*Objective*:
Once the pictures are set aside, transcribe the remaining data exactly.

-- BEGIN Recorded data --

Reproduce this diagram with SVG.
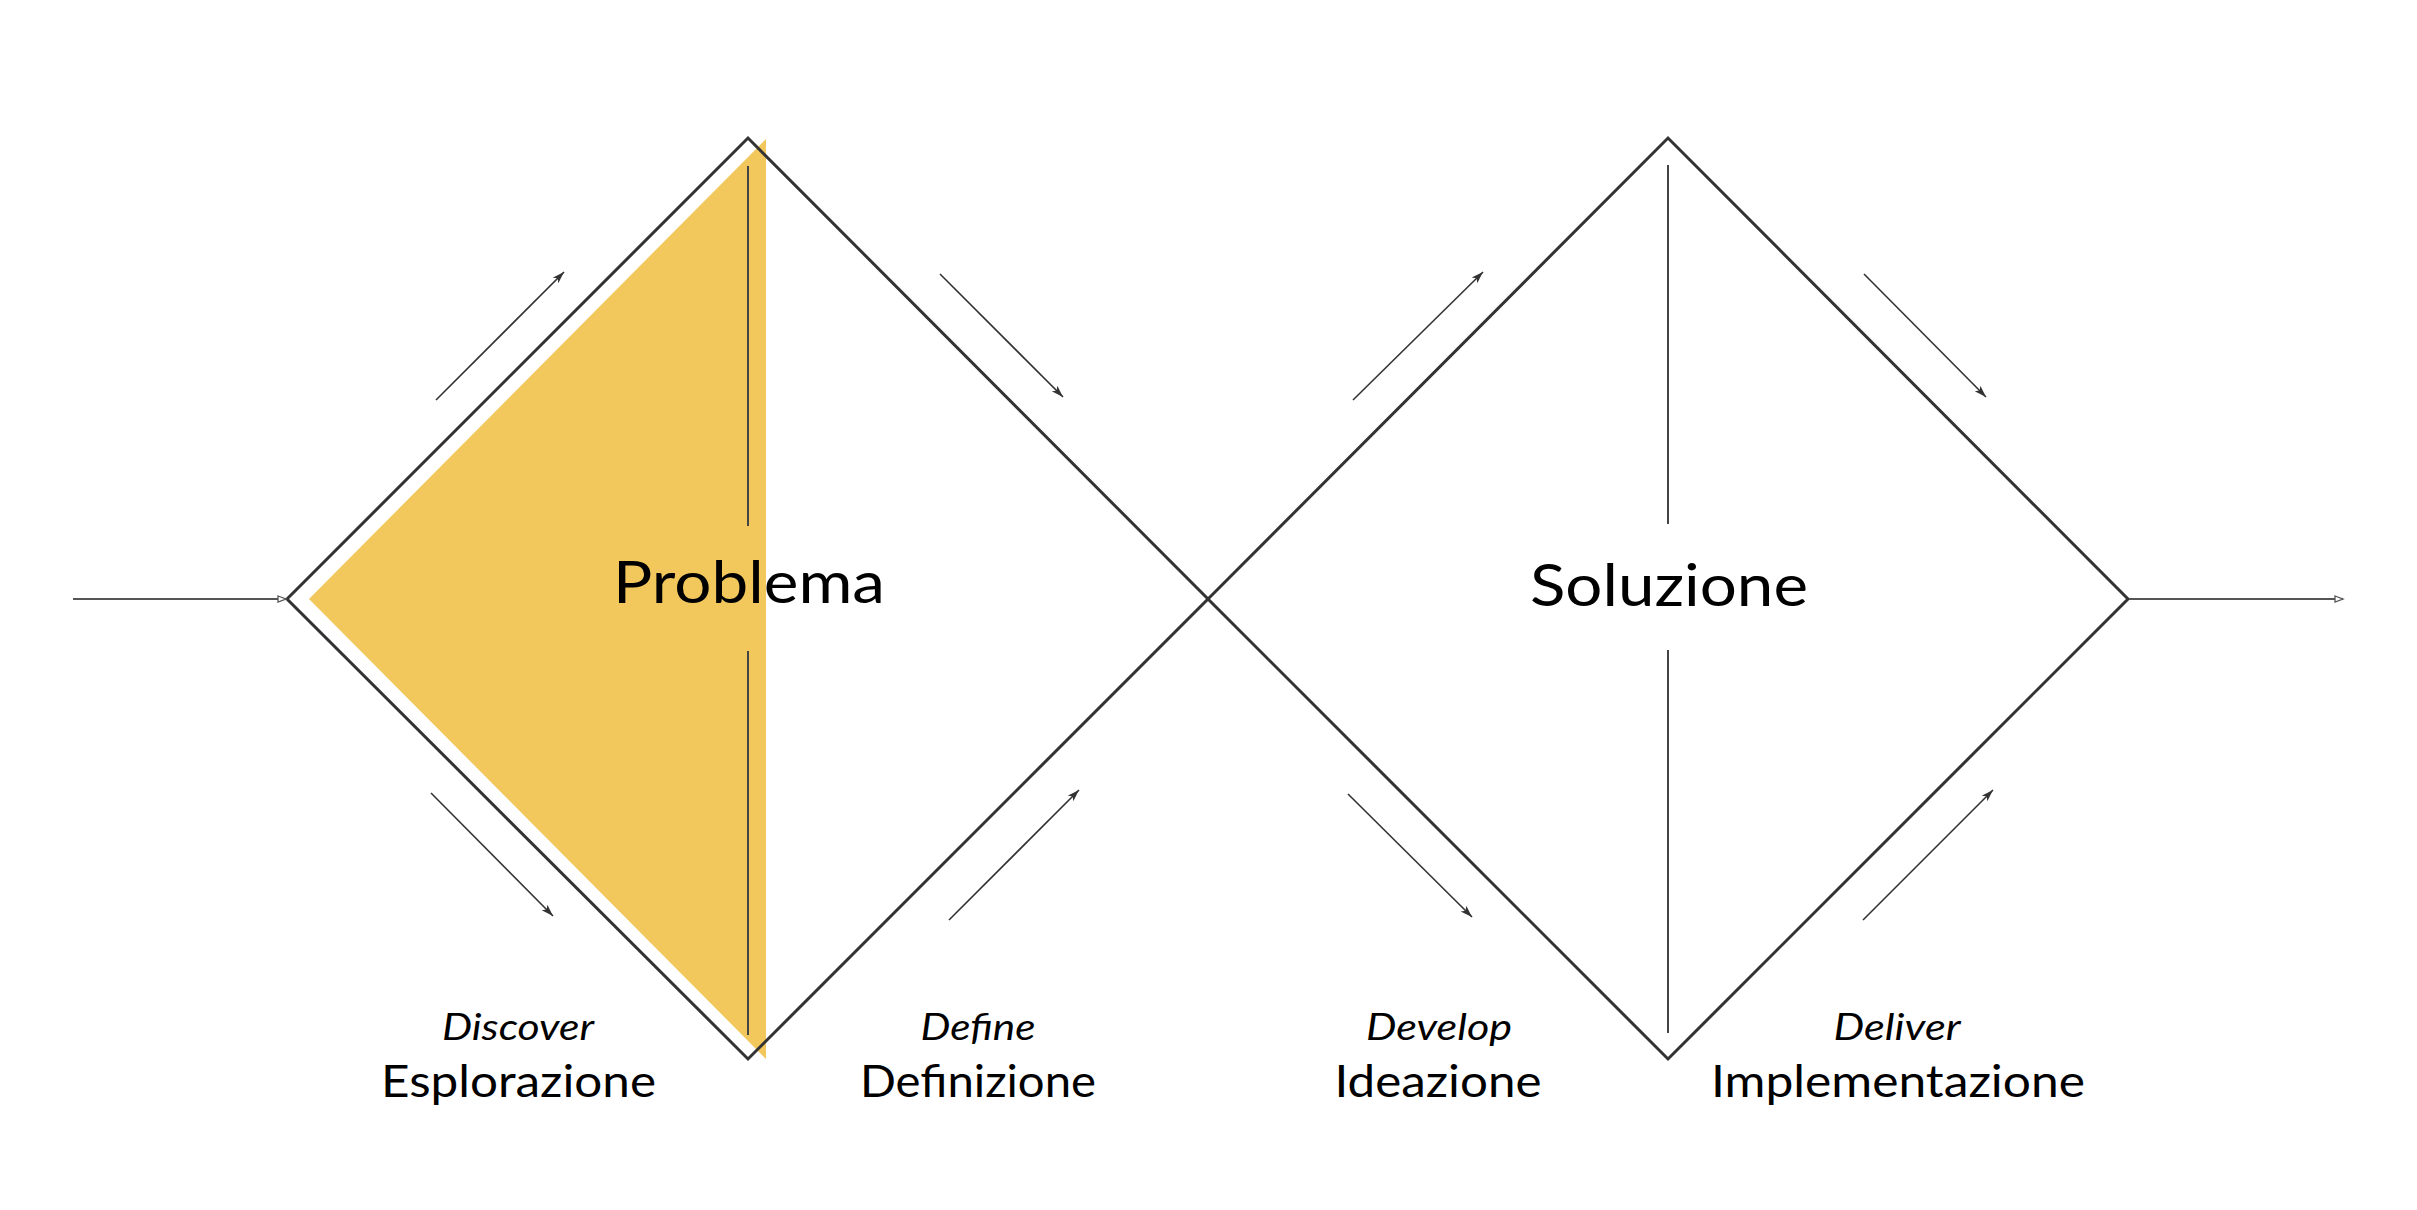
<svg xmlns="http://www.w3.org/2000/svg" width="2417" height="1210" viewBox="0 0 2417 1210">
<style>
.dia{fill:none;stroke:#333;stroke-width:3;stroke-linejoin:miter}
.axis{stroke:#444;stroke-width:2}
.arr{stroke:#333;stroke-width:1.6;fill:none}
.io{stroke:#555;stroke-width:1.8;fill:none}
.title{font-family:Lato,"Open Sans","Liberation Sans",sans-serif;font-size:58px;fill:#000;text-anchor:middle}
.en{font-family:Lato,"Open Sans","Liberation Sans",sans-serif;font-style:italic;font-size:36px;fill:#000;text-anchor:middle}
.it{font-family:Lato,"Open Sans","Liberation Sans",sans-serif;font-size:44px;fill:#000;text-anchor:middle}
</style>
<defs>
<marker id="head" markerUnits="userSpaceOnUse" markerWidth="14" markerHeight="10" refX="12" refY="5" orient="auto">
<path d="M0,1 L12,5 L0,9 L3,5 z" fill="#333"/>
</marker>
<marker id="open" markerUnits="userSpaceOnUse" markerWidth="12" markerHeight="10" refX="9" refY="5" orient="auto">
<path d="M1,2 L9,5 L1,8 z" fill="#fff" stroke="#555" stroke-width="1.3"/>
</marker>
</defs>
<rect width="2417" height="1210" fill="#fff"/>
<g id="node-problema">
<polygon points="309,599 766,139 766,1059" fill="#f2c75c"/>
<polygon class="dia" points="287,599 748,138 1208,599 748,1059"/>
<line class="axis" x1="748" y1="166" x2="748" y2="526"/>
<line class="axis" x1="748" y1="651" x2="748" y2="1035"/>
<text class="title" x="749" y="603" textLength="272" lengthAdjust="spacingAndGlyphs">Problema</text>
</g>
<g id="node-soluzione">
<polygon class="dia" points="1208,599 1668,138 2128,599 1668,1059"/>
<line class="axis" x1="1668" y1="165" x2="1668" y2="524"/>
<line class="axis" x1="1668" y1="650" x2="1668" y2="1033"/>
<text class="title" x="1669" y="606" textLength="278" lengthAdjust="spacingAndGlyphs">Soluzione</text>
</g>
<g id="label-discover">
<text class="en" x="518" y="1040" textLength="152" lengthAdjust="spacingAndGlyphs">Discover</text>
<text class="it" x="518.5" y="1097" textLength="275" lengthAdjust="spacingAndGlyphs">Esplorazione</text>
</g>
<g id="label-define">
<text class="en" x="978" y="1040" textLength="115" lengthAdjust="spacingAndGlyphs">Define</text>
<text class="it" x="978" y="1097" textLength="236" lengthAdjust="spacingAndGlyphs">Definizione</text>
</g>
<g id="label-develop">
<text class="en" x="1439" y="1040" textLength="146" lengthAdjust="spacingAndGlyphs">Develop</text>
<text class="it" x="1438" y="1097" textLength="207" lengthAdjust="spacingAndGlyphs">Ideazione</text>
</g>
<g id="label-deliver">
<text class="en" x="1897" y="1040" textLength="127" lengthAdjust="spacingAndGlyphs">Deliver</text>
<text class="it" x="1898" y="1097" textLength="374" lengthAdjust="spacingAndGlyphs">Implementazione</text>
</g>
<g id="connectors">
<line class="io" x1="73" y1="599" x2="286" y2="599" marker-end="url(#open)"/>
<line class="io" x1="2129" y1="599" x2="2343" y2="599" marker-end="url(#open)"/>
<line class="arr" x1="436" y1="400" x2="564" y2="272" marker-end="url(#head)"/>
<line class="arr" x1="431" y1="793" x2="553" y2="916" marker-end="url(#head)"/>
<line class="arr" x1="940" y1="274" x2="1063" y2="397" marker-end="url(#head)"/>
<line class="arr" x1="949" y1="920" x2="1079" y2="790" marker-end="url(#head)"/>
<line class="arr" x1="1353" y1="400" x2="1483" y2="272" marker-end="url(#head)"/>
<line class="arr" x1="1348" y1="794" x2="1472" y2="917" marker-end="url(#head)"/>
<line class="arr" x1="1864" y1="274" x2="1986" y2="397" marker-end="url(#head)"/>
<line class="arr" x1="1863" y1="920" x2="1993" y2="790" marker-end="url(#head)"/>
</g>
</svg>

-- END Recorded data --

*Answer to the exercise*:
Reproduce this diagram with SVG.
<svg xmlns="http://www.w3.org/2000/svg" width="2417" height="1210" viewBox="0 0 2417 1210">
<style>
.dia{fill:none;stroke:#333;stroke-width:3;stroke-linejoin:miter}
.axis{stroke:#444;stroke-width:2}
.arr{stroke:#333;stroke-width:1.6;fill:none}
.io{stroke:#555;stroke-width:1.8;fill:none}
.title{font-family:Lato,"Open Sans","Liberation Sans",sans-serif;font-size:58px;fill:#000;text-anchor:middle}
.en{font-family:Lato,"Open Sans","Liberation Sans",sans-serif;font-style:italic;font-size:36px;fill:#000;text-anchor:middle}
.it{font-family:Lato,"Open Sans","Liberation Sans",sans-serif;font-size:44px;fill:#000;text-anchor:middle}
</style>
<defs>
<marker id="head" markerUnits="userSpaceOnUse" markerWidth="14" markerHeight="10" refX="12" refY="5" orient="auto">
<path d="M0,1 L12,5 L0,9 L3,5 z" fill="#333"/>
</marker>
<marker id="open" markerUnits="userSpaceOnUse" markerWidth="12" markerHeight="10" refX="9" refY="5" orient="auto">
<path d="M1,2 L9,5 L1,8 z" fill="#fff" stroke="#555" stroke-width="1.3"/>
</marker>
</defs>
<rect width="2417" height="1210" fill="#fff"/>
<g id="node-problema">
<polygon points="309,599 766,139 766,1059" fill="#f2c75c"/>
<polygon class="dia" points="287,599 748,138 1208,599 748,1059"/>
<line class="axis" x1="748" y1="166" x2="748" y2="526"/>
<line class="axis" x1="748" y1="651" x2="748" y2="1035"/>
<text class="title" x="749" y="603" textLength="272" lengthAdjust="spacingAndGlyphs">Problema</text>
</g>
<g id="node-soluzione">
<polygon class="dia" points="1208,599 1668,138 2128,599 1668,1059"/>
<line class="axis" x1="1668" y1="165" x2="1668" y2="524"/>
<line class="axis" x1="1668" y1="650" x2="1668" y2="1033"/>
<text class="title" x="1669" y="606" textLength="278" lengthAdjust="spacingAndGlyphs">Soluzione</text>
</g>
<g id="label-discover">
<text class="en" x="518" y="1040" textLength="152" lengthAdjust="spacingAndGlyphs">Discover</text>
<text class="it" x="518.5" y="1097" textLength="275" lengthAdjust="spacingAndGlyphs">Esplorazione</text>
</g>
<g id="label-define">
<text class="en" x="978" y="1040" textLength="115" lengthAdjust="spacingAndGlyphs">Define</text>
<text class="it" x="978" y="1097" textLength="236" lengthAdjust="spacingAndGlyphs">Definizione</text>
</g>
<g id="label-develop">
<text class="en" x="1439" y="1040" textLength="146" lengthAdjust="spacingAndGlyphs">Develop</text>
<text class="it" x="1438" y="1097" textLength="207" lengthAdjust="spacingAndGlyphs">Ideazione</text>
</g>
<g id="label-deliver">
<text class="en" x="1897" y="1040" textLength="127" lengthAdjust="spacingAndGlyphs">Deliver</text>
<text class="it" x="1898" y="1097" textLength="374" lengthAdjust="spacingAndGlyphs">Implementazione</text>
</g>
<g id="connectors">
<line class="io" x1="73" y1="599" x2="286" y2="599" marker-end="url(#open)"/>
<line class="io" x1="2129" y1="599" x2="2343" y2="599" marker-end="url(#open)"/>
<line class="arr" x1="436" y1="400" x2="564" y2="272" marker-end="url(#head)"/>
<line class="arr" x1="431" y1="793" x2="553" y2="916" marker-end="url(#head)"/>
<line class="arr" x1="940" y1="274" x2="1063" y2="397" marker-end="url(#head)"/>
<line class="arr" x1="949" y1="920" x2="1079" y2="790" marker-end="url(#head)"/>
<line class="arr" x1="1353" y1="400" x2="1483" y2="272" marker-end="url(#head)"/>
<line class="arr" x1="1348" y1="794" x2="1472" y2="917" marker-end="url(#head)"/>
<line class="arr" x1="1864" y1="274" x2="1986" y2="397" marker-end="url(#head)"/>
<line class="arr" x1="1863" y1="920" x2="1993" y2="790" marker-end="url(#head)"/>
</g>
</svg>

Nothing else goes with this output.